Taking to the stage on the first of a three night stint at London’s O2 Academy Brixton, there were high hopes. Originally planning to play just one show in the capital, two more had to be added to meet demand.
Welcomed to the stage with a thunderous applause and his name emblazoned behind the stage, it seemed almost expected that the long haired 25-year-old would open with something upbeat to fit the mood. Instead, he strummed right into one of his slower tracks, Like Real People Do, before continuing into the bluesy Angel Of Small Death and Codeine Scene. Feel good tune Jackie and Wilson spurned a giant singalong while one of his most pop-sounding songs Someone New had the crowd dancing. To Be Alone and Arsonist’s Lullabye had a more a more rock’n’roll feel to it, showcasing the singer’s versatile sound.
A cover of Blackbird by The Beatles may not have gone down as well as his own tunes, but the crooner managed to make the song his own, switching up the arrangements and taking full advantage of his six-piece backing band. It wasn’t long before he was back into familiar territory though, with the crowd lapping up every moment.

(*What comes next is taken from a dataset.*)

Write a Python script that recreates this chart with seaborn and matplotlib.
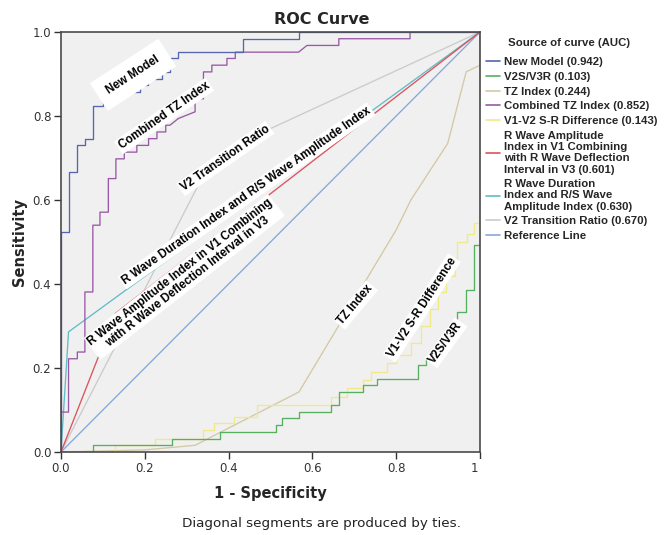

Accompanied by fellow Irish songbird Karen Cowley, from opening act Wyvern Lingo, for a stunning duet of In A Week, it felt as if the oxygen had been taken from the room. It is a tragic tale about two lovers ‘doing what lovers do’ on the Wicklow Mountains near Bray in Ireland, a place which, as Hozier says, is usually followed or lead by the phrase ‘has been found dead’.
Closing the set with the song that put his name in lights, the audience turned itself into a gospel choir, threatening to drown out the very vocals they had paid to hear. Take Me To Church is a performance you need to see to believe. Hozier’s remarkable vocals combined with the passion of his fans is a spiritual experience in itself. Returning for an encore of sweet love song Cherry Wine and fan-favourite Work Song, the crowd were begging for more by the time the Grammy-nominated singer left the stage for the last time.
It is an impressive feat to be able to captivate an audience through an entire 13 song set, and yet Hozier seems to have mastered the act. He has the incredible ability to turn any venue into an intimate show, and is quite simply mesmerizing to watch. Taking the time to introduce his entire backing band, and the people who work behind the scenes – from his guitar tech to their lighting man – Hozier shows just why he is dominating stages all over the world. Not only does he ooze talent and showmanship, he is a genuinely nice guy.
No word on when album 2 will be out yet, but there’s still a lot more for this Irish wonder to give. There’s a reason he is selling out shows everywhere he goes, and its only up-hill from here. Next up, arenas.